Pictures stay out of the copy; set down each line of the listing below exactly.
-- start Given data --
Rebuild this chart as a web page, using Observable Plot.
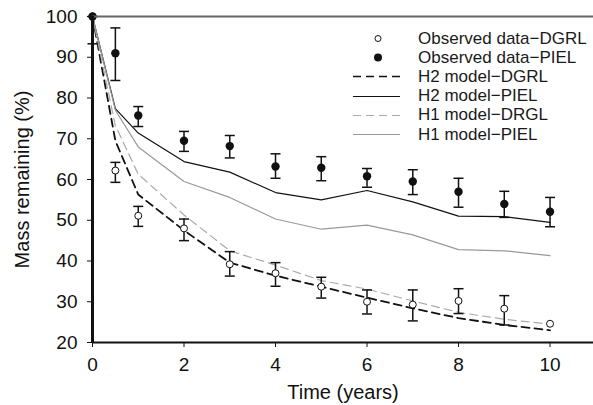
<!DOCTYPE html>
<html>
<head>
<meta charset="utf-8">
<script src="https://cdn.jsdelivr.net/npm/d3@7"></script>
<script src="https://cdn.jsdelivr.net/npm/@observablehq/plot@0.6"></script>
<style>
  html, body { margin: 0; padding: 0; background: #fff; }
  #wrap { position: relative; width: 593px; height: 405px; font-family: "Liberation Sans", Arial, sans-serif; }
  #legend { position: absolute; left: 353px; top: 29px; font-size: 17px; color: #1a1a1a; }
  .row { display: flex; align-items: center; height: 19.2px; }
  .row svg { width: 48px; height: 19px; margin-right: 17px; flex: none; }
</style>
</head>
<body>
<div id="wrap"><div id="chart"></div><div id="legend"></div></div>
<script>
// ---- data ----
const modelTimes = [0, 0.5, 1, 2, 3, 4, 5, 6, 7, 8, 9, 10];
const h2Dgrl = [100, 69.5, 56.3, 47.5, 39.6, 36.4, 33.7, 31.0, 28.4, 26.0, 24.3, 23.0];
const h2Piel = [100, 77.4, 71.4, 64.4, 61.8, 56.8, 55.0, 57.3, 54.5, 51.0, 50.9, 49.5];
const h1Drgl = [100, 73.2, 61.3, 51.3, 42.5, 39.0, 35.2, 33.1, 30.2, 27.4, 25.7, 24.5];
const h1Piel = [100, 77.0, 68.0, 59.5, 55.6, 50.3, 47.8, 48.8, 46.4, 42.8, 42.5, 41.3];

const obsTimes = [0, 0.5, 1, 2, 3, 4, 5, 6, 7, 8, 9, 10];
const dgrlObs = [100, 62.2, 51.1, 48.0, 39.2, 37.0, 33.7, 30.0, 29.3, 30.2, 28.3, 24.6];
const dgrlLo  = [null, 59.3, 48.5, 45.0, 36.3, 33.8, 30.9, 27.0, 25.3, 27.1, 24.3, null];
const dgrlHi  = [null, 64.2, 53.4, 50.3, 42.3, 39.6, 36.0, 32.9, 32.9, 33.2, 31.5, null];
const pielObs = [100, 91.0, 75.7, 69.5, 68.2, 63.2, 62.9, 60.8, 59.5, 57.0, 54.0, 52.1];
const pielLo  = [93.3, 84.3, 73.0, 66.9, 65.3, 60.3, 59.7, 58.1, 56.3, 53.2, 50.7, 48.4];
const pielHi  = [100, 97.2, 77.9, 71.8, 70.8, 66.3, 65.6, 62.7, 62.4, 60.3, 57.1, 55.6];

const xTicks = [0, 2, 4, 6, 8, 10];
const yTicks = [20, 30, 40, 50, 60, 70, 80, 90, 100];

const legendLabels = ["Observed data\u2212DGRL", "Observed data\u2212PIEL", "H2 model\u2212DGRL",
                      "H2 model\u2212PIEL", "H1 model\u2212DRGL", "H1 model\u2212PIEL"];

// ---- tables ----
const series = [
  {name: "H2 model-DGRL", vals: h2Dgrl, stroke: "#111", dash: "8,5", width: 1.8},
  {name: "H2 model-PIEL", vals: h2Piel, stroke: "#111", dash: null, width: 1.2},
  {name: "H1 model-DRGL", vals: h1Drgl, stroke: "#aaa", dash: "8,5", width: 1.2},
  {name: "H1 model-PIEL", vals: h1Piel, stroke: "#999", dash: null, width: 1.2}
];
const lineMarks = series.map(s => Plot.line(modelTimes.map((t, i) => ({t, v: s.vals[i]})),
  {x: "t", y: "v", stroke: s.stroke, strokeWidth: s.width, strokeDasharray: s.dash}));

const dgrl = obsTimes.map((t, i) => ({t, v: dgrlObs[i], lo: dgrlLo[i], hi: dgrlHi[i]}));
const piel = obsTimes.map((t, i) => ({t, v: pielObs[i], lo: pielLo[i], hi: pielHi[i]}));
const errs = [...dgrl, ...piel].filter(d => d.lo != null);
const caps = errs.flatMap(d => [{t: d.t, y: d.lo}, {t: d.t, y: d.hi}]);

const capSymbol = {
  draw(context, size) {
    const r = Math.sqrt(size / Math.PI);
    context.moveTo(-r, 0);
    context.lineTo(r, 0);
  }
};

const chart = Plot.plot({
  width: 593,
  height: 405,
  marginLeft: 92,
  marginRight: 0,
  marginTop: 16,
  marginBottom: 63,
  style: {fontFamily: "'Liberation Sans', Arial, sans-serif", background: "#fff", color: "#111"},
  x: {domain: [0, 10.95]},
  y: {domain: [20, 100]},
  marks: [
    ...lineMarks,
    Plot.ruleX(errs, {x: "t", y1: "lo", y2: "hi", stroke: "#111", strokeWidth: 1.5}),
    Plot.dot(caps, {x: "t", y: "y", symbol: capSymbol, r: 5, stroke: "#111", strokeWidth: 1.5, fill: "none"}),
    Plot.dot(dgrl, {x: "t", y: "v", r: 3.5, fill: "white", stroke: "#111", strokeWidth: 1}),
    Plot.dot(piel, {x: "t", y: "v", r: 4.2, fill: "#111", stroke: "none"}),
    Plot.ruleY([100], {stroke: "#666", strokeWidth: 2}),
    Plot.ruleY([20], {stroke: "#111", strokeWidth: 2}),
    Plot.ruleX([0], {stroke: "#111", strokeWidth: 3}),
    Plot.axisX({ticks: xTicks, tickSize: 5, tickPadding: 10, fontSize: 19, stroke: "#111",
      label: "Time (years)", labelAnchor: "center", labelOffset: 56, labelArrow: "none"}),
    Plot.axisY({ticks: yTicks, tickSize: 5, tickPadding: 10, fontSize: 19, stroke: "#111",
      label: "Mass remaining (%)", labelAnchor: "center", labelOffset: 78, labelArrow: "none"})
  ]
});
chart.querySelectorAll("g[aria-label='x-axis label'] text, g[aria-label='y-axis label'] text")
  .forEach(t => t.setAttribute("font-size", "20"));
document.getElementById("chart").appendChild(chart);

// ---- legend ----
const legendSymbols = [
  `<circle cx="25" cy="9.5" r="3" fill="white" stroke="#111" stroke-width="1"/>`,
  `<circle cx="25" cy="9.5" r="4" fill="#111"/>`,
  `<line x1="0" y1="9.5" x2="47" y2="9.5" stroke="#111" stroke-width="1.5" stroke-dasharray="8,5"/>`,
  `<line x1="0" y1="9.5" x2="47" y2="9.5" stroke="#111" stroke-width="1.2"/>`,
  `<line x1="0" y1="9.5" x2="47" y2="9.5" stroke="#aaa" stroke-width="1.2" stroke-dasharray="8,5"/>`,
  `<line x1="0" y1="9.5" x2="47" y2="9.5" stroke="#999" stroke-width="1.2"/>`
];
const legend = document.getElementById("legend");
legendLabels.forEach((lab, i) => {
  const row = document.createElement("div");
  row.className = "row";
  row.innerHTML = `<svg viewBox="0 0 48 19">${legendSymbols[i]}</svg><span>${lab}</span>`;
  legend.appendChild(row);
});
</script>
</body>
</html>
-- end Given data --
*Finished answer:*
Rebuild this chart as a web page, using Observable Plot.
<!DOCTYPE html>
<html>
<head>
<meta charset="utf-8">
<script src="https://cdn.jsdelivr.net/npm/d3@7"></script>
<script src="https://cdn.jsdelivr.net/npm/@observablehq/plot@0.6"></script>
<style>
  html, body { margin: 0; padding: 0; background: #fff; }
  #wrap { position: relative; width: 593px; height: 405px; font-family: "Liberation Sans", Arial, sans-serif; }
  #legend { position: absolute; left: 353px; top: 29px; font-size: 17px; color: #1a1a1a; }
  .row { display: flex; align-items: center; height: 19.2px; }
  .row svg { width: 48px; height: 19px; margin-right: 17px; flex: none; }
</style>
</head>
<body>
<div id="wrap"><div id="chart"></div><div id="legend"></div></div>
<script>
// ---- data ----
const modelTimes = [0, 0.5, 1, 2, 3, 4, 5, 6, 7, 8, 9, 10];
const h2Dgrl = [100, 69.5, 56.3, 47.5, 39.6, 36.4, 33.7, 31.0, 28.4, 26.0, 24.3, 23.0];
const h2Piel = [100, 77.4, 71.4, 64.4, 61.8, 56.8, 55.0, 57.3, 54.5, 51.0, 50.9, 49.5];
const h1Drgl = [100, 73.2, 61.3, 51.3, 42.5, 39.0, 35.2, 33.1, 30.2, 27.4, 25.7, 24.5];
const h1Piel = [100, 77.0, 68.0, 59.5, 55.6, 50.3, 47.8, 48.8, 46.4, 42.8, 42.5, 41.3];

const obsTimes = [0, 0.5, 1, 2, 3, 4, 5, 6, 7, 8, 9, 10];
const dgrlObs = [100, 62.2, 51.1, 48.0, 39.2, 37.0, 33.7, 30.0, 29.3, 30.2, 28.3, 24.6];
const dgrlLo  = [null, 59.3, 48.5, 45.0, 36.3, 33.8, 30.9, 27.0, 25.3, 27.1, 24.3, null];
const dgrlHi  = [null, 64.2, 53.4, 50.3, 42.3, 39.6, 36.0, 32.9, 32.9, 33.2, 31.5, null];
const pielObs = [100, 91.0, 75.7, 69.5, 68.2, 63.2, 62.9, 60.8, 59.5, 57.0, 54.0, 52.1];
const pielLo  = [93.3, 84.3, 73.0, 66.9, 65.3, 60.3, 59.7, 58.1, 56.3, 53.2, 50.7, 48.4];
const pielHi  = [100, 97.2, 77.9, 71.8, 70.8, 66.3, 65.6, 62.7, 62.4, 60.3, 57.1, 55.6];

const xTicks = [0, 2, 4, 6, 8, 10];
const yTicks = [20, 30, 40, 50, 60, 70, 80, 90, 100];

const legendLabels = ["Observed data\u2212DGRL", "Observed data\u2212PIEL", "H2 model\u2212DGRL",
                      "H2 model\u2212PIEL", "H1 model\u2212DRGL", "H1 model\u2212PIEL"];

// ---- tables ----
const series = [
  {name: "H2 model-DGRL", vals: h2Dgrl, stroke: "#111", dash: "8,5", width: 1.8},
  {name: "H2 model-PIEL", vals: h2Piel, stroke: "#111", dash: null, width: 1.2},
  {name: "H1 model-DRGL", vals: h1Drgl, stroke: "#aaa", dash: "8,5", width: 1.2},
  {name: "H1 model-PIEL", vals: h1Piel, stroke: "#999", dash: null, width: 1.2}
];
const lineMarks = series.map(s => Plot.line(modelTimes.map((t, i) => ({t, v: s.vals[i]})),
  {x: "t", y: "v", stroke: s.stroke, strokeWidth: s.width, strokeDasharray: s.dash}));

const dgrl = obsTimes.map((t, i) => ({t, v: dgrlObs[i], lo: dgrlLo[i], hi: dgrlHi[i]}));
const piel = obsTimes.map((t, i) => ({t, v: pielObs[i], lo: pielLo[i], hi: pielHi[i]}));
const errs = [...dgrl, ...piel].filter(d => d.lo != null);
const caps = errs.flatMap(d => [{t: d.t, y: d.lo}, {t: d.t, y: d.hi}]);

const capSymbol = {
  draw(context, size) {
    const r = Math.sqrt(size / Math.PI);
    context.moveTo(-r, 0);
    context.lineTo(r, 0);
  }
};

const chart = Plot.plot({
  width: 593,
  height: 405,
  marginLeft: 92,
  marginRight: 0,
  marginTop: 16,
  marginBottom: 63,
  style: {fontFamily: "'Liberation Sans', Arial, sans-serif", background: "#fff", color: "#111"},
  x: {domain: [0, 10.95]},
  y: {domain: [20, 100]},
  marks: [
    ...lineMarks,
    Plot.ruleX(errs, {x: "t", y1: "lo", y2: "hi", stroke: "#111", strokeWidth: 1.5}),
    Plot.dot(caps, {x: "t", y: "y", symbol: capSymbol, r: 5, stroke: "#111", strokeWidth: 1.5, fill: "none"}),
    Plot.dot(dgrl, {x: "t", y: "v", r: 3.5, fill: "white", stroke: "#111", strokeWidth: 1}),
    Plot.dot(piel, {x: "t", y: "v", r: 4.2, fill: "#111", stroke: "none"}),
    Plot.ruleY([100], {stroke: "#666", strokeWidth: 2}),
    Plot.ruleY([20], {stroke: "#111", strokeWidth: 2}),
    Plot.ruleX([0], {stroke: "#111", strokeWidth: 3}),
    Plot.axisX({ticks: xTicks, tickSize: 5, tickPadding: 10, fontSize: 19, stroke: "#111",
      label: "Time (years)", labelAnchor: "center", labelOffset: 56, labelArrow: "none"}),
    Plot.axisY({ticks: yTicks, tickSize: 5, tickPadding: 10, fontSize: 19, stroke: "#111",
      label: "Mass remaining (%)", labelAnchor: "center", labelOffset: 78, labelArrow: "none"})
  ]
});
chart.querySelectorAll("g[aria-label='x-axis label'] text, g[aria-label='y-axis label'] text")
  .forEach(t => t.setAttribute("font-size", "20"));
document.getElementById("chart").appendChild(chart);

// ---- legend ----
const legendSymbols = [
  `<circle cx="25" cy="9.5" r="3" fill="white" stroke="#111" stroke-width="1"/>`,
  `<circle cx="25" cy="9.5" r="4" fill="#111"/>`,
  `<line x1="0" y1="9.5" x2="47" y2="9.5" stroke="#111" stroke-width="1.5" stroke-dasharray="8,5"/>`,
  `<line x1="0" y1="9.5" x2="47" y2="9.5" stroke="#111" stroke-width="1.2"/>`,
  `<line x1="0" y1="9.5" x2="47" y2="9.5" stroke="#aaa" stroke-width="1.2" stroke-dasharray="8,5"/>`,
  `<line x1="0" y1="9.5" x2="47" y2="9.5" stroke="#999" stroke-width="1.2"/>`
];
const legend = document.getElementById("legend");
legendLabels.forEach((lab, i) => {
  const row = document.createElement("div");
  row.className = "row";
  row.innerHTML = `<svg viewBox="0 0 48 19">${legendSymbols[i]}</svg><span>${lab}</span>`;
  legend.appendChild(row);
});
</script>
</body>
</html>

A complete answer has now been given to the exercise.